Binti was a realisation of their dreams to put Bongo movies on the world map. The sisters say that it wasn’t easy but their exposure and knowledge about the international market came in handy.
“We always dreamed of having a movie on Netflix and we did not want to settle for less. It is an honour to be the first Tanzanian film on this global platform. Hopefully, this will open doors for other Tanzanian filmmakers,” they say.
Binti was picked by a distributor even before it was officially screened at the Pan African film festival and the private screenings on International Women’s Day.
“We were lucky. We found a distributor and they came up with a strategy for the roll out of Binti starting with the Pan African film festival. And our first big win was at the Zanzibar International Film Festival where Binti was crowned Best Feature Film, catching the attention of Netflix officials and that’s when negotiations began,” explains Angela.
Binti was also the opening film at the prestigious annual Zanzibar film fest.
The Ruhinda sisters wanted total creative control of the project, and opted to have Black Unicorn Studios fully self-fund the Binti production to create a typical Tanzanian film. They achieved this.
The script of Binti was originally written by Maria Shoo, who won a screenwriting competition dubbed ‘Made in Africa’ by Black Unicorn Studios in a call for original Tanzanian stories by Tanzanians.
Angela and Alinda then re-wrote the storyline for the kind of film they wanted.
“We had to bet on ourselves because we knew that it would eventually pay off. But thanks to the success that we’ve had with Binti, we are in a position to have our work commissioned at home and internationally and we are already getting offers, which is amazing,” says Angela.
The Black Unicorn producers say that they always on the lookout for new but brilliant and competitive talent for their projects.
Alinda says: “We try to work with the best when it comes to the technical side of production. Our approach when it comes to actors is different, we are constantly looking for new talent. So we are big on open casting calls.”
“Anyone is welcome to try out for our productions, providing they take the job seriously. The original brains behind Binti was a first-time writer. It is amazing to see how much untapped talent we have in Tanzania.”
“This is only the beginning for Black Unicorn Studios. We hope you will all join us on this exciting ride,” says Angela, revealing that they working to get into television as well as produce other films.
“They won’t all be as heavy as Binti.

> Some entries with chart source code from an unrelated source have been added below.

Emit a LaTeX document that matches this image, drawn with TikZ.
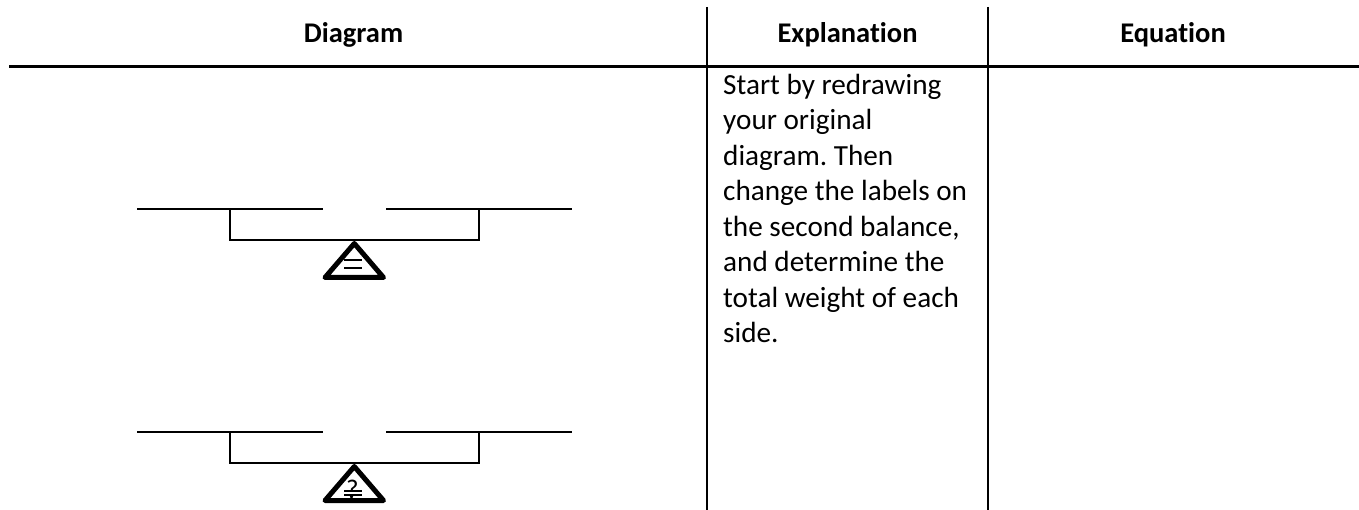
\documentclass[tikz,border=0pt]{standalone}
\usepackage{fontspec}
\setmainfont{Carlito}[Ligatures={NoCommon,NoContextual}]
\frenchspacing
\begin{document}
\begin{tikzpicture}[x=1pt,y=-1pt,
  rule/.style={line width=2pt},
  headrule/.style={line width=2.6pt},
  beam/.style={line width=1.8pt},
  fulcrum/.style={line width=5pt, line join=round},
  sign/.style={line width=2pt},
  head/.style={font=\fontsize{28.5}{34}\selectfont\bfseries, anchor=base, inner sep=0pt},
  body/.style={font=\fontsize{29.2}{35.5}\selectfont, anchor=base west, inner sep=0pt}]
\useasboundingbox (0,0) rectangle (1359,510);
% table rules
\draw[headrule] (9,66.5) -- (1359,66.5);
\draw[rule] (707,7) -- (707,510);
\draw[rule] (988,7) -- (988,510);
% headers
\node[head] (hd) at (353.5,43) {Diagram};
\node[head] (he) at (847.5,43) {Explanation};
\node[head] (hq) at (1173,43) {Equation};
% explanation text
\node[body] (l1) at (723,94.3) {Start by redrawing};
\node[body] (l2) at (723,129.8) {your original};
\node[body] (l3) at (723,165.3) {diagram. Then};
\node[body] (l4) at (723,200.8) {change the labels on};
\node[body] (l5) at (723,236.3) {the second balance,};
\node[body] (l6) at (723,271.8) {and determine the};
\node[body] (l7) at (723,307.3) {total weight of each};
\node[body] (l8) at (723,342.8) {side.};
% balance 1
\begin{scope}
\draw[beam] (137,209) -- (323,209);
\draw[beam] (386,209) -- (572,209);
\draw[beam] (230,208.1) -- (230,240) -- (479,240) -- (479,208.1);
\draw[fulcrum] (354.3,243.5) -- (383.5,277.5) -- (325,277.5) -- cycle;
\draw[sign] (344,260) -- (362,260);
\draw[sign] (344,268.3) -- (362,268.3);
\end{scope}
% balance 2
\begin{scope}[yshift=-223pt]
\draw[beam] (137,209) -- (323,209);
\draw[beam] (386,209) -- (572,209);
\draw[beam] (230,208.1) -- (230,240) -- (479,240) -- (479,208.1);
\draw[fulcrum] (354.3,243.5) -- (383.5,277.5) -- (325,277.5) -- cycle;
\node[font=\fontsize{27}{27}\selectfont, anchor=base, inner sep=0pt] (q) at (352.5,275.8) {?};
\draw[sign] (344,268) -- (362,268);
\draw[sign] (344,272) -- (362,272);
\end{scope}
\end{tikzpicture}
\end{document}
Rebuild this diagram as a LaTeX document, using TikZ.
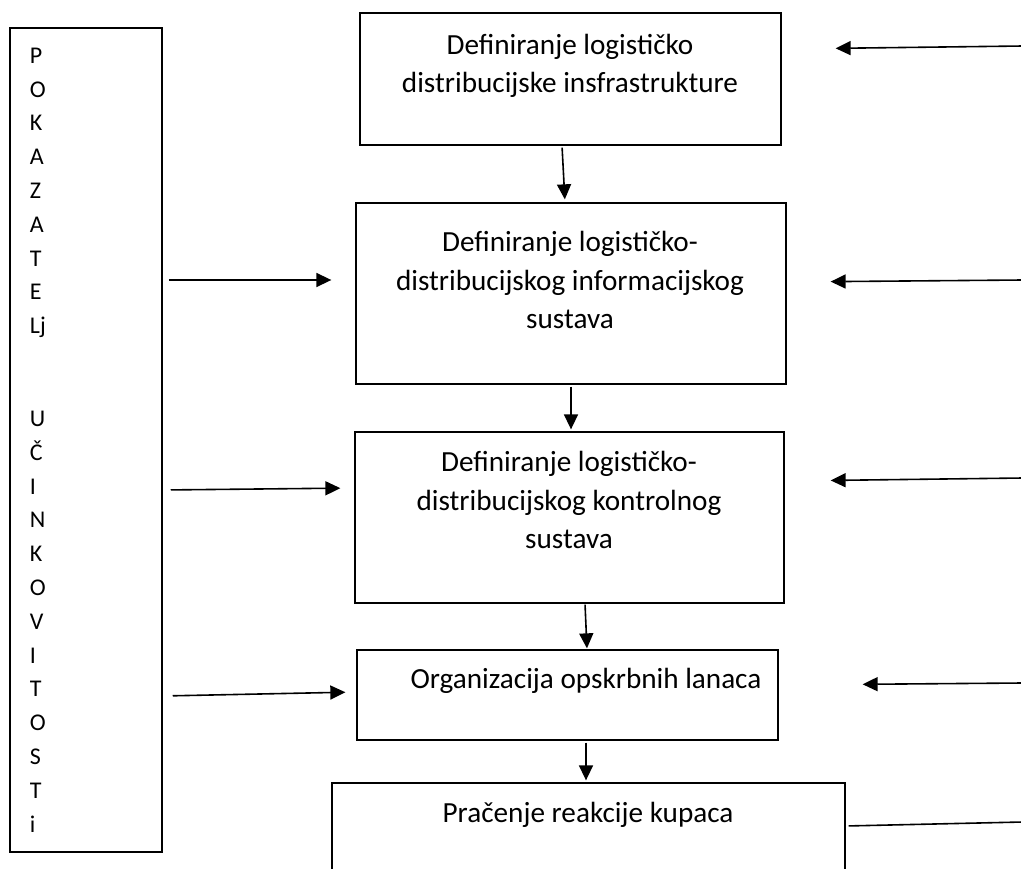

We would like to explore other genres and show that we can be diverse in our storytelling,” adds Angela.
‘Binti’ is Swahili for young woman, and the film features four young women in their life struggles. The film was first screened on March 8 to mark International Women’s Day.
The stories of Tumaini, Angel, Stella and Rose, who are unknowingly connected through the personal hardships of their lives, explore a contemporary view of womanhood, a searing introspection into the sometimes painful world that women find themselves.
Tumaini is played by Bertha Robert Mloya, a first time actress.
Tumaini, a young entrepreneur, runs a mini-supermarket making her own ‘chapatis’ and riding a bicycle selling eggs. She lives with her mother after her father walked out on them 10 years ago, and works hard to stay afloat. She fails.
Angel, played by Magdalena Munisi, went to school with Tumaini. But unlike Tumaini, her life seems perfect. She owns and runs a bridal shop, with the support of a seemingly loving boyfriend, who proposes to her. But the truth is that behind closed doors, Angel is engaged to an abusive fiancé who is extremely jealous and violent. Then there is Stella, (Helen Hartmann), who is trying to conceive with no success, both naturally and through IVF. Her husband is supportive even as Stella gets desperate.
But this is not the only heartbreaking story, as we meet Rose (Godliver Gordian), a mother struggling with her special-care son. She is torn between her professional life and dedication to taking extra care of her emotionally demanding son.